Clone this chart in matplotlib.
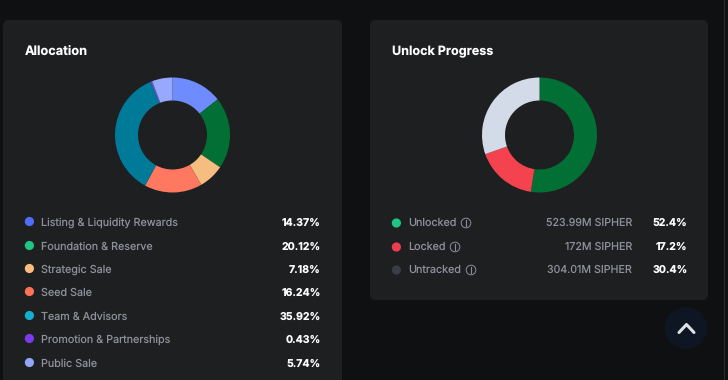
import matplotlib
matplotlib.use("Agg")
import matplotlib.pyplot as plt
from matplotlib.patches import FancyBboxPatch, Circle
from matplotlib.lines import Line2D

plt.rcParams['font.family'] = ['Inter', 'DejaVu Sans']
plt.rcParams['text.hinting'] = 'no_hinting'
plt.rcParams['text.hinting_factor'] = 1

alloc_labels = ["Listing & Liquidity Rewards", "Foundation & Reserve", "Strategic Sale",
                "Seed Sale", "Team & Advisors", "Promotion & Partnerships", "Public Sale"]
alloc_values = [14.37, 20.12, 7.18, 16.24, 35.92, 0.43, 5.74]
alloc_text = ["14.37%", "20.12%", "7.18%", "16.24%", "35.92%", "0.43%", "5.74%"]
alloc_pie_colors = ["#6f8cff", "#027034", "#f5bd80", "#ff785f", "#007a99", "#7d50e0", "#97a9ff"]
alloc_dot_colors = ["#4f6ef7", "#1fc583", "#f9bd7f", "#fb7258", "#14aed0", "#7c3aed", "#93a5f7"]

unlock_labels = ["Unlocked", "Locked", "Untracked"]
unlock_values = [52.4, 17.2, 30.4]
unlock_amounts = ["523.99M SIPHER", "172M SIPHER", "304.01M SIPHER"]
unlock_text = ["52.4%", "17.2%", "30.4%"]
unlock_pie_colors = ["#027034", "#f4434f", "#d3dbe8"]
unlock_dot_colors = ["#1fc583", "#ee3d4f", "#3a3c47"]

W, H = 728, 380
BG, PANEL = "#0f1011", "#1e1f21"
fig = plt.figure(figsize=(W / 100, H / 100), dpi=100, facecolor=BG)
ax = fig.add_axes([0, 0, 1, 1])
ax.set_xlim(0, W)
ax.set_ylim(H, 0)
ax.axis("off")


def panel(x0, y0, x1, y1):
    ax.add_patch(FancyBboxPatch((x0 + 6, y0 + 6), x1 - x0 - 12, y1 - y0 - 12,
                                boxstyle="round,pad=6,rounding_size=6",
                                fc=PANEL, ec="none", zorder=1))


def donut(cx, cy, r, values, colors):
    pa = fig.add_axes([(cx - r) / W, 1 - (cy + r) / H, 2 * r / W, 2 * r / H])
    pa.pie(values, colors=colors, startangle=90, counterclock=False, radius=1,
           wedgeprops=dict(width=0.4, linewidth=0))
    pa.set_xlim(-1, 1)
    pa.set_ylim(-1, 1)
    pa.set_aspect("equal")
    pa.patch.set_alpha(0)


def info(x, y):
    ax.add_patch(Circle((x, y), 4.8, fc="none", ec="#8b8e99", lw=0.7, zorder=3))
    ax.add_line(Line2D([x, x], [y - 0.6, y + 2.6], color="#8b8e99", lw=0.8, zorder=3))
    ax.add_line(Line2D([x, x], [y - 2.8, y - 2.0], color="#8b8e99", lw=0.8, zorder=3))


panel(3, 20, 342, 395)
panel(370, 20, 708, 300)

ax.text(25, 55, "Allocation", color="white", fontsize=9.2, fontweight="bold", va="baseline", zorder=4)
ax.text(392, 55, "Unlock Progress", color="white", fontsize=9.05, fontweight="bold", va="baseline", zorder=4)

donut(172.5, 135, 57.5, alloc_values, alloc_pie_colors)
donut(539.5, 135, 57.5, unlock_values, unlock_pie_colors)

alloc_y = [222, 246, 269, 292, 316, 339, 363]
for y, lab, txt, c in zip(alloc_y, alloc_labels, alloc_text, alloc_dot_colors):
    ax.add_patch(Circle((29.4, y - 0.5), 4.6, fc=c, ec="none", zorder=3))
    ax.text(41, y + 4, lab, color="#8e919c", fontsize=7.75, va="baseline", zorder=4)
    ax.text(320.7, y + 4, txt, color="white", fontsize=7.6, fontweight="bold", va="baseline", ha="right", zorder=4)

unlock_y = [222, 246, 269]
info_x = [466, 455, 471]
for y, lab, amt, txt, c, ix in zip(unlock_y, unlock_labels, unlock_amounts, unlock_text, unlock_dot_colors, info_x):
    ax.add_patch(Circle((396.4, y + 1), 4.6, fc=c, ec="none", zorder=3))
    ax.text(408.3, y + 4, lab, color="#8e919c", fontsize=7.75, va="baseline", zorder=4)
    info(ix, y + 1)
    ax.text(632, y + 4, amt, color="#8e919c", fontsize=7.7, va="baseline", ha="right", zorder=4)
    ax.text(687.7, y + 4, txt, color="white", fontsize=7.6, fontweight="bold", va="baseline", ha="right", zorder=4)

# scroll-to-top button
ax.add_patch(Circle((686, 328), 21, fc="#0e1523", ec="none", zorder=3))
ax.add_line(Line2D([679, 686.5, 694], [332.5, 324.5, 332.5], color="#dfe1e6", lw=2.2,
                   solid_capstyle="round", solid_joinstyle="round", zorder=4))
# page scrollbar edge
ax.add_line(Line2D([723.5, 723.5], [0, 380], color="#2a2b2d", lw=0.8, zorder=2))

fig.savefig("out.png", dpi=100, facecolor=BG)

● ● ● ●

#### DIRECTION
Do not include the images; transcribe the rest of the listing exactly.

#### ANSWER TO THE TASK
Clone this chart in matplotlib.
import matplotlib
matplotlib.use("Agg")
import matplotlib.pyplot as plt
from matplotlib.patches import FancyBboxPatch, Circle
from matplotlib.lines import Line2D

plt.rcParams['font.family'] = ['Inter', 'DejaVu Sans']
plt.rcParams['text.hinting'] = 'no_hinting'
plt.rcParams['text.hinting_factor'] = 1

alloc_labels = ["Listing & Liquidity Rewards", "Foundation & Reserve", "Strategic Sale",
                "Seed Sale", "Team & Advisors", "Promotion & Partnerships", "Public Sale"]
alloc_values = [14.37, 20.12, 7.18, 16.24, 35.92, 0.43, 5.74]
alloc_text = ["14.37%", "20.12%", "7.18%", "16.24%", "35.92%", "0.43%", "5.74%"]
alloc_pie_colors = ["#6f8cff", "#027034", "#f5bd80", "#ff785f", "#007a99", "#7d50e0", "#97a9ff"]
alloc_dot_colors = ["#4f6ef7", "#1fc583", "#f9bd7f", "#fb7258", "#14aed0", "#7c3aed", "#93a5f7"]

unlock_labels = ["Unlocked", "Locked", "Untracked"]
unlock_values = [52.4, 17.2, 30.4]
unlock_amounts = ["523.99M SIPHER", "172M SIPHER", "304.01M SIPHER"]
unlock_text = ["52.4%", "17.2%", "30.4%"]
unlock_pie_colors = ["#027034", "#f4434f", "#d3dbe8"]
unlock_dot_colors = ["#1fc583", "#ee3d4f", "#3a3c47"]

W, H = 728, 380
BG, PANEL = "#0f1011", "#1e1f21"
fig = plt.figure(figsize=(W / 100, H / 100), dpi=100, facecolor=BG)
ax = fig.add_axes([0, 0, 1, 1])
ax.set_xlim(0, W)
ax.set_ylim(H, 0)
ax.axis("off")


def panel(x0, y0, x1, y1):
    ax.add_patch(FancyBboxPatch((x0 + 6, y0 + 6), x1 - x0 - 12, y1 - y0 - 12,
                                boxstyle="round,pad=6,rounding_size=6",
                                fc=PANEL, ec="none", zorder=1))


def donut(cx, cy, r, values, colors):
    pa = fig.add_axes([(cx - r) / W, 1 - (cy + r) / H, 2 * r / W, 2 * r / H])
    pa.pie(values, colors=colors, startangle=90, counterclock=False, radius=1,
           wedgeprops=dict(width=0.4, linewidth=0))
    pa.set_xlim(-1, 1)
    pa.set_ylim(-1, 1)
    pa.set_aspect("equal")
    pa.patch.set_alpha(0)


def info(x, y):
    ax.add_patch(Circle((x, y), 4.8, fc="none", ec="#8b8e99", lw=0.7, zorder=3))
    ax.add_line(Line2D([x, x], [y - 0.6, y + 2.6], color="#8b8e99", lw=0.8, zorder=3))
    ax.add_line(Line2D([x, x], [y - 2.8, y - 2.0], color="#8b8e99", lw=0.8, zorder=3))


panel(3, 20, 342, 395)
panel(370, 20, 708, 300)

ax.text(25, 55, "Allocation", color="white", fontsize=9.2, fontweight="bold", va="baseline", zorder=4)
ax.text(392, 55, "Unlock Progress", color="white", fontsize=9.05, fontweight="bold", va="baseline", zorder=4)

donut(172.5, 135, 57.5, alloc_values, alloc_pie_colors)
donut(539.5, 135, 57.5, unlock_values, unlock_pie_colors)

alloc_y = [222, 246, 269, 292, 316, 339, 363]
for y, lab, txt, c in zip(alloc_y, alloc_labels, alloc_text, alloc_dot_colors):
    ax.add_patch(Circle((29.4, y - 0.5), 4.6, fc=c, ec="none", zorder=3))
    ax.text(41, y + 4, lab, color="#8e919c", fontsize=7.75, va="baseline", zorder=4)
    ax.text(320.7, y + 4, txt, color="white", fontsize=7.6, fontweight="bold", va="baseline", ha="right", zorder=4)

unlock_y = [222, 246, 269]
info_x = [466, 455, 471]
for y, lab, amt, txt, c, ix in zip(unlock_y, unlock_labels, unlock_amounts, unlock_text, unlock_dot_colors, info_x):
    ax.add_patch(Circle((396.4, y + 1), 4.6, fc=c, ec="none", zorder=3))
    ax.text(408.3, y + 4, lab, color="#8e919c", fontsize=7.75, va="baseline", zorder=4)
    info(ix, y + 1)
    ax.text(632, y + 4, amt, color="#8e919c", fontsize=7.7, va="baseline", ha="right", zorder=4)
    ax.text(687.7, y + 4, txt, color="white", fontsize=7.6, fontweight="bold", va="baseline", ha="right", zorder=4)

# scroll-to-top button
ax.add_patch(Circle((686, 328), 21, fc="#0e1523", ec="none", zorder=3))
ax.add_line(Line2D([679, 686.5, 694], [332.5, 324.5, 332.5], color="#dfe1e6", lw=2.2,
                   solid_capstyle="round", solid_joinstyle="round", zorder=4))
# page scrollbar edge
ax.add_line(Line2D([723.5, 723.5], [0, 380], color="#2a2b2d", lw=0.8, zorder=2))

fig.savefig("out.png", dpi=100, facecolor=BG)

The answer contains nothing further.